:: Exercise brief ::
Print, word for word, every line from the beginning of the listing up to and including the line with "from matplotlib.ticker import". Pictures are to be excluded.

▬▬▬▬▬▬▬▬▬▬

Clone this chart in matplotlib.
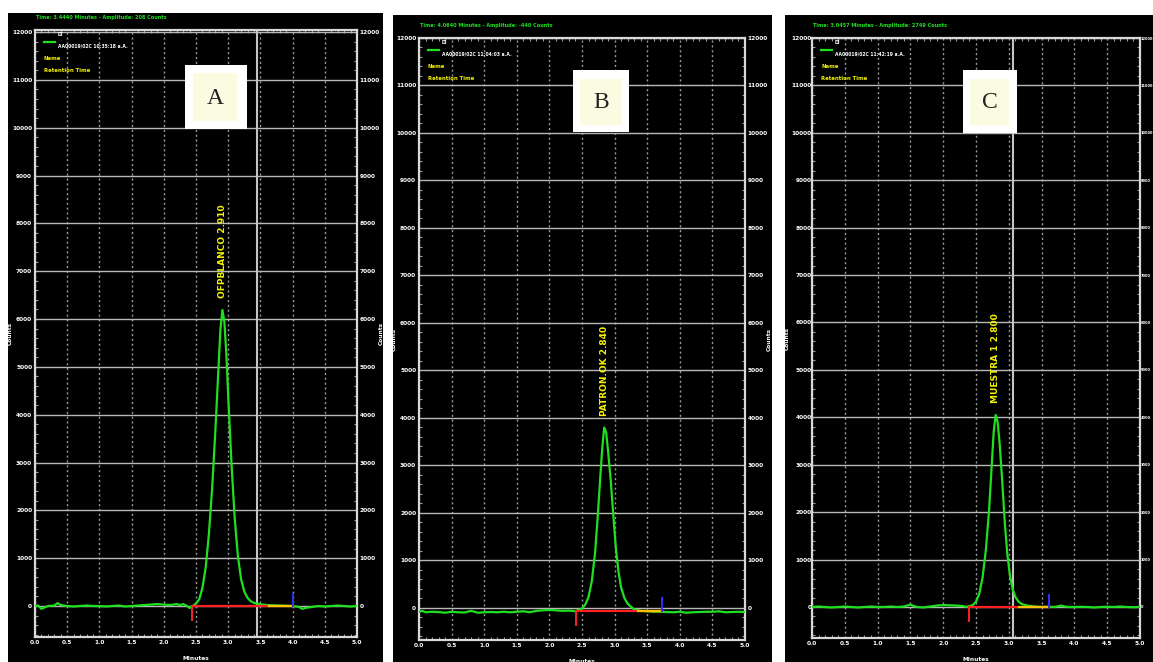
import matplotlib
matplotlib.use("Agg")
import matplotlib.pyplot as plt
from matplotlib import font_manager
from matplotlib.patches import Rectangle
from matplotlib.lines import Line2D
from matplotlib.ticker import FixedLocator, MultipleLocator

# ---------------- data ----------------
x_ticks = [0.0, 0.5, 1.0, 1.5, 2.0, 2.5, 3.0, 3.5, 4.0, 4.5, 5.0]
x_tick_labels = ["0.0", "0.5", "1.0", "1.5", "2.0", "2.5", "3.0", "3.5", "4.0", "4.5", "5.0"]
y_ticks = [0, 1000, 2000, 3000, 4000, 5000, 6000, 7000, 8000, 9000, 10000, 11000, 12000]
y_tick_labels = [str(v) for v in y_ticks]

panel_letters = ["A", "B", "C"]
sample_names = ["OFPBLANCO", "PATRON.OK", "MUESTRA 1"]
header_texts = [
    "Time: 3.4440 Minutes - Amplitude: 208 Counts",
    "Time: 4.0640 Minutes - Amplitude: -440 Counts",
    "Time: 3.0457 Minutes - Amplitude: 2749 Counts",
]
detector_label = "DI"
run_labels = [
    "AA00019/02C 10:35:18 a.A.",
    "AA00019/02C 11:04:03 a.A.",
    "AA00019/02C 11:42:19 a.A.",
]

minutes_a = [0.00, 0.05, 0.10, 0.15, 0.20, 0.30, 0.35, 0.40, 0.50, 0.60, 0.70, 0.80,
             0.90, 1.00, 1.10, 1.20, 1.30, 1.40, 1.50, 1.60, 1.70, 1.80, 1.90, 2.00,
             2.10, 2.20, 2.25, 2.30, 2.35, 2.40, 2.45, 2.50, 2.55, 2.60, 2.65, 2.70,
             2.75, 2.80, 2.85, 2.88, 2.91, 2.94, 2.97, 3.00, 3.05, 3.10, 3.15, 3.20,
             3.25, 3.30, 3.35, 3.40, 3.50, 3.60, 3.70, 3.80, 3.90, 4.00, 4.10, 4.15,
             4.20, 4.30, 4.40, 4.50, 4.60, 4.70, 4.80, 4.90, 5.00]
counts_a = [0, 10, -60, -30, 0, 10, 60, 20, 0, -10, 0, 10,
            0, 0, -10, 0, 10, -10, 0, 10, 20, 30, 40, 30,
            20, 40, 20, 40, 10, -40, 0, 50, 140, 380, 800, 1500,
            2450, 3650, 5000, 5800, 6190, 5950, 5300, 4400, 3000, 1850, 1050, 560,
            300, 170, 100, 65, 35, 20, 15, 10, 5, 0, -20, -60,
            -40, -20, 0, -10, 0, 10, 0, -10, 0]

minutes_b = [0.00, 0.05, 0.10, 0.20, 0.30, 0.40, 0.50, 0.60, 0.70, 0.80, 0.85, 0.90,
             1.00, 1.10, 1.20, 1.30, 1.40, 1.50, 1.60, 1.70, 1.80, 1.90, 2.00, 2.10,
             2.20, 2.30, 2.35, 2.40, 2.50, 2.55, 2.60, 2.65, 2.70, 2.74, 2.78, 2.81,
             2.84, 2.87, 2.90, 2.94, 2.98, 3.02, 3.06, 3.10, 3.15, 3.20, 3.25, 3.30,
             3.40, 3.50, 3.60, 3.70, 3.80, 3.90, 4.00, 4.10, 4.20, 4.30, 4.40, 4.50,
             4.60, 4.70, 4.80, 4.90, 5.00]
counts_b = [-80, -60, -90, -80, -85, -100, -80, -90, -95, -60, -80, -100,
            -90, -85, -90, -80, -90, -80, -70, -90, -60, -50, -40, -50,
            -60, -55, -60, -70, -10, 70, 230, 560, 1150, 1900, 2750, 3350,
            3800, 3700, 3300, 2700, 1950, 1250, 760, 430, 210, 90, 25, -30,
            -60, -70, -80, -80, -85, -90, -80, -100, -90, -85, -80, -80,
            -70, -90, -85, -80, -85]

minutes_c = [0.00, 0.10, 0.20, 0.30, 0.40, 0.50, 0.60, 0.70, 0.80, 0.90, 1.00, 1.10,
             1.20, 1.30, 1.40, 1.50, 1.55, 1.60, 1.70, 1.80, 1.90, 2.00, 2.10, 2.20,
             2.30, 2.35, 2.45, 2.50, 2.55, 2.60, 2.65, 2.70, 2.74, 2.77, 2.80, 2.83,
             2.86, 2.90, 2.94, 2.98, 3.02, 3.06, 3.10, 3.15, 3.20, 3.30, 3.40, 3.50,
             3.60, 3.70, 3.80, 3.85, 3.90, 4.00, 4.10, 4.20, 4.30, 4.40, 4.50, 4.60,
             4.70, 4.80, 4.90, 5.00]
counts_c = [0, 10, 0, -10, 0, 10, 0, -10, 0, 10, 0, 0,
            10, 0, 10, 50, 20, 0, -10, 10, 30, 40, 35, 30,
            20, 0, 40, 110, 280, 620, 1200, 2050, 3000, 3700, 4050, 3900,
            3450, 2650, 1750, 1080, 640, 370, 210, 110, 60, 25, 10, 0,
            5, 0, 30, 10, 0, 0, 5, 0, -10, 0, 5, 0,
            10, 0, -5, 0]

# integration baseline: start, end, level, start of the yellow part
integration_start = [2.44, 2.41, 2.39]
integration_end = [4.01, 3.73, 3.62]
integration_level = [0, -55, 0]
integration_tail = [3.63, 3.36, 3.15]
cursor_minutes = [3.45, None, 3.07]

traces = [(minutes_a, counts_a), (minutes_b, counts_b), (minutes_c, counts_c)]

# ---------------- layout (pixels) ----------------
W, H = 1153, 662
panel_boxes = [(8, 13, 383, 662), (393, 15, 772, 662), (785, 15, 1153, 662)]
frame_boxes = [(35, 30, 357, 637), (419, 38, 745, 640), (812, 38, 1140, 638)]
y_limits = [(-648, 12042), (-674, 12000), (-654, 12000)]
right_label_size = [4.2, 4.2, 2.6]
right_label_pad = [2, 2, 0.4]
letter_outer = [(185, 65, 247, 129), (573, 70, 629, 132), (963, 70, 1017, 133)]
letter_inner = [(193, 73, 237, 121), (580, 79, 622, 125), (970, 79, 1009, 125)]

GREEN = "#1fe01f"
YELLOW = "#f2f200"
GRID = "#b8b8b8"
FRAME = "#d8d8d8"


def pick_family(candidates):
    for name in candidates:
        try:
            font_manager.findfont(font_manager.FontProperties(family=name),
                                  fallback_to_default=False)
            return name
        except Exception:
            continue
    return "DejaVu Sans"


NARROW = pick_family(["Liberation Sans Narrow", "DejaVu Sans"])

fig = plt.figure(figsize=(W / 100, H / 100), dpi=100)
fig.patch.set_facecolor("white")


def frac_rect(box):
    x0, y0, x1, y1 = box
    return [x0 / W, 1 - y1 / H, (x1 - x0) / W, (y1 - y0) / H]


def fx(x):
    return x / W


def fy(y):
    return 1 - y / H


small = dict(color="white", fontsize=4.2, fontweight="bold", family="DejaVu Sans")
narrow = dict(fontweight="bold", family=NARROW, fontstretch="condensed")

for i in range(3):
    bg = fig.add_axes(frac_rect(panel_boxes[i]), zorder=0)
    bg.set_facecolor("black")
    bg.set_xticks([])
    bg.set_yticks([])
    for s in bg.spines.values():
        s.set_visible(False)

    ax = fig.add_axes(frac_rect(frame_boxes[i]), zorder=1)
    ax.set_facecolor("black")
    ax.set_xlim(0, 5)
    ax.set_ylim(*y_limits[i])

    ax.xaxis.set_major_locator(FixedLocator(x_ticks))
    ax.set_xticklabels(x_tick_labels)
    ax.yaxis.set_major_locator(FixedLocator(y_ticks))
    ax.set_yticklabels(y_tick_labels)
    ax.xaxis.set_minor_locator(MultipleLocator(0.1))
    ax.yaxis.set_minor_locator(MultipleLocator(200))

    ax.tick_params(which="major", length=0, pad=2, labelsize=4.2,
                   labelcolor="white", left=True, right=True,
                   labelleft=True, labelright=True)
    ax.tick_params(which="minor", direction="in", length=2.5, width=0.8,
                   color="#9a9a9a", top=True, right=True, left=True, bottom=True)
    for lab in ax.get_xticklabels() + ax.get_yticklabels():
        lab.set_fontweight("bold")
    for tick in ax.yaxis.get_major_ticks():
        tick.label2.set_fontsize(right_label_size[i])
        tick.label2.set_fontweight("bold")
        tick.set_pad(2)
    if right_label_pad[i] != 2:
        for tick in ax.yaxis.get_major_ticks():
            tick.set_pad(right_label_pad[i])

    ax.grid(axis="y", which="major", color=GRID, lw=1.0, ls="-")
    ax.grid(axis="x", which="major", color="#9a9a9a", lw=1.0, ls=(0, (1.5, 2.0)))
    ax.set_axisbelow(True)
    for s in ax.spines.values():
        s.set_color(FRAME)
        s.set_linewidth(1.6)

    if cursor_minutes[i] is not None:
        ax.axvline(cursor_minutes[i], color="#c4c4c4", lw=1.5, zorder=1.5)

    t, c = traces[i]
    ax.plot(t, c, color=GREEN, lw=1.6, zorder=3)

    s0, s1 = integration_start[i], integration_end[i]
    lvl = integration_level[i]
    ax.plot([s0, s1], [lvl, lvl], color="#ff2020", lw=1.6, zorder=4)
    ax.plot([integration_tail[i], s1], [lvl, lvl], color="#f5c400", lw=1.6, zorder=4)
    ax.plot([s0, s0], [lvl, lvl - 300], color="#ff2020", lw=1.4, zorder=4)
    ax.plot([s1, s1], [lvl, lvl + 260], color="#3030ff", lw=1.4, zorder=4)

    k = max(range(len(c)), key=lambda j: c[j])
    ax.text(t[k], c[k] + 250, f"{sample_names[i]} {t[k]:.3f}", rotation=90,
            ha="center", va="bottom", color=YELLOW, fontsize=6.5,
            fontweight="bold", zorder=5)

    fx0, fy0, fx1, fy1 = frame_boxes[i]
    fig.text(fx(fx0 + 1), fy(fy0 - 12), header_texts[i], color=GREEN,
             fontsize=4.0, va="center", ha="left", zorder=6, **narrow)
    fig.add_artist(Line2D([fx(fx0 + 9), fx(fx0 + 20)], [fy(fy0 + 12)] * 2,
                          color=GREEN, lw=1.6, zorder=6))
    fig.text(fx(fx0 + 23), fy(fy0 + 4), detector_label, va="center", ha="left",
             color="white", fontsize=3.8, zorder=6, **narrow)
    fig.text(fx(fx0 + 23), fy(fy0 + 16), run_labels[i], va="center", ha="left",
             color="white", fontsize=3.6, zorder=6, **narrow)
    fig.text(fx(fx0 + 9), fy(fy0 + 28), "Name", va="center", ha="left",
             color=YELLOW, fontsize=4.2, zorder=6, **narrow)
    fig.text(fx(fx0 + 9), fy(fy0 + 41), "Retention Time", va="center", ha="left",
             color=YELLOW, fontsize=4.2, zorder=6, **narrow)

    cy = (fy0 + fy1) / 2
    fig.text(fx(fx0 - 25), fy(cy), "Counts", rotation=90, va="center",
             ha="center", zorder=6, **small)
    if fx1 + 28 < W:
        fig.text(fx(fx1 + 24), fy(cy), "Counts", rotation=90, va="center",
                 ha="center", zorder=6, **small)
    fig.text(fx((fx0 + fx1) / 2), fy(fy1 + 19), "Minutes", va="top",
             ha="center", zorder=6, **small)

    ox0, oy0, ox1, oy1 = letter_outer[i]
    fig.add_artist(Rectangle((fx(ox0), fy(oy1)), fx(ox1 - ox0), (oy1 - oy0) / H,
                             transform=fig.transFigure, facecolor="white",
                             edgecolor="none", zorder=7))
    ix0, iy0, ix1, iy1 = letter_inner[i]
    fig.add_artist(Rectangle((fx(ix0), fy(iy1)), fx(ix1 - ix0), (iy1 - iy0) / H,
                             transform=fig.transFigure, facecolor="#fbfbe2",
                             edgecolor="none", zorder=8))
    fig.text(fx((ix0 + ix1) / 2), fy((iy0 + iy1) / 2 + 1), panel_letters[i],
             family="Liberation Serif", fontsize=17, color="#222222",
             ha="center", va="center", zorder=9)

fig.savefig("out.png", dpi=100, facecolor=fig.get_facecolor())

▬▬▬▬▬▬▬▬▬▬

:: Reply ::
Clone this chart in matplotlib.
import matplotlib
matplotlib.use("Agg")
import matplotlib.pyplot as plt
from matplotlib import font_manager
from matplotlib.patches import Rectangle
from matplotlib.lines import Line2D
from matplotlib.ticker import FixedLocator, MultipleLocator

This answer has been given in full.